For Palo Alto's bicyclists and drivers, the bustling stretch of Embarcadero Road near El Camino Real isn't just a shared commuter artery. It's also a shared source of frustration.
The segment between El Camino and Emerson Street has three traffic lights virtually next to each other, a setup that for years has helped exacerbate the traffic jams in the area. Moving east from Stanford University, the two eastbound lanes of Embarcadero merge into one as the street dips under the Caltrain overpass, forcing bicyclists to either navigate through narrow and heavily congested lanes or to take the sidewalk.
Drivers chronically complain about the long wait times while bicyclists have been urging the city to improve conditions in this central corridor, which goes past Palo Alto High School and Town & Country Village.
On Monday night, the council signaled its intent to do just that when it approved a dramatic revamp for the intersection of Embarcadero and El Camino and to pursue a slew of bike improvements in the area.
Once completed, the intersection will include protected raised bikeways for bicyclists going in all four directions (what's known as a "Dutch-style intersection"). New bikeways will also be constructed and separated from the driving lanes on both sides of Embarcadero, between El Camino and Emerson.
The goals of the $2.4 million project, according to Joshuah Mello, the city's chief transportation officer, are to improve traffic operations and boost bike safety and comfort. But after debating several alternatives, the council chose the plan that gave a significant preference to the latter over the former. That's because in accepting the alternative with the two separated bikeways, the council rejected a separate alternative that would have added new right-turn lanes near both the Trader Joe's driveway and El Camino. That proposal, however, would have created a single two-way bikeway along the south side of Embarcadero.
The proposal with a single bikeway had one distinct advantage. By adding capacity for cars, it promised to alleviate some of the congestion at the intersection and cut down on the delay time for motorists. Several council members, including Vice Mayor Greg Scharff and Councilman Tom DuBois, supported moving forward with this design, citing its benefits to all parties.
Scharff made a case for what's known as "Option Two," but noting that he's been hearing complaints from the community for years about the need to make traffic improvements on Embarcadero. The second option, which includes a single two-way bikeway, takes care of both drivers and bicyclists, he said.
"Option Two makes so much more sense in terms of keeping it balanced and really solving the problem the community asked us to solve when we started looking at Embarcadero," Scharff said.

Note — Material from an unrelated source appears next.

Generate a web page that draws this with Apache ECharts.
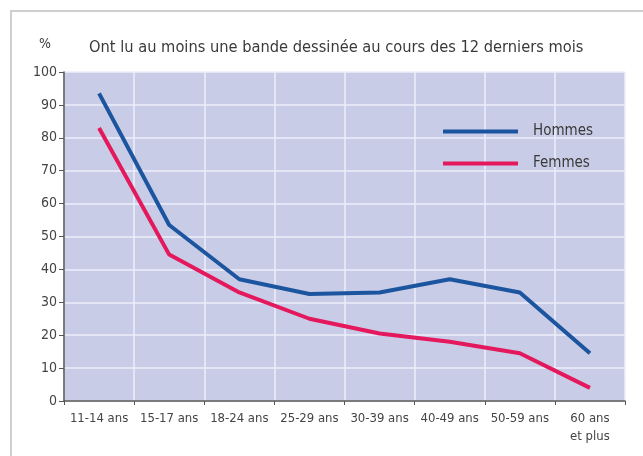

DuBois agreed and said the second option would improve the street "for everybody."
"Compared to many other places in town, this is actually a place where we can improve the flow for all modes of transportation," DuBois said. "We should take advantage of it."
Yet the council ultimately voted 5-4, with Scharff, DuBois, Greg Schmid and Karen Holman dissenting, to move ahead with "Option One," which makes things considerably safer for bicyclists, but does not create new driving lanes. As such, it would not increase capacity for motor vehicles.
The council's razor-thin vote followed a unanimous recommendation from the Planning and Transportation Commission in favor of the first option. As Commissioner Asher Waldfogel explained Monday, the commission thought "the advantage for cyclists in Option One outweighed the advantage to vehicular traffic in Option Two."
The design also benefited from an endorsement from the Palo Alto Bicycle Advisory Committee, though the citizens group initially favored the second alternative.
Robert Neff, who chairs the committee, said the committee's experienced bicyclists initially felt that having a regular bike lane on one side and a two-way bikeway on the other would work just fine. But they later realized that riders who are less experienced would likely appreciate better protection from traffic.
"Having the two separate bike lanes on normal sides of the street seemed like it would appeal to a lot more bicyclists," Neff said.
The council's majority ultimately agreed, with Mayor Pat Burt making the case for the first option. He noted that nearly all letters that the council has received from the public favored this option. Burt called the proposed project a "real breakthrough," and predicted that it would make biking the fastest mode for going to Paly, Town & Country and Stanford.
He also pointed out that as more people switch to bikes, remaining motorists will benefit from reduced congestion and more parking. As for drivers' concerns, Burt noted that the city is now going through a two-phased traffic-signalization project that is expected to create a smoother traffic flow for all parties.
"On top of that, this is not just about improved efficiency and mode share; it's about bike safety," Burt said. "The issue of whether we're going to have a safer alternative here really does matter. Both of these improve bike safety significantly over what we currently have, but alternative one is the safer mode and that should matter a lot."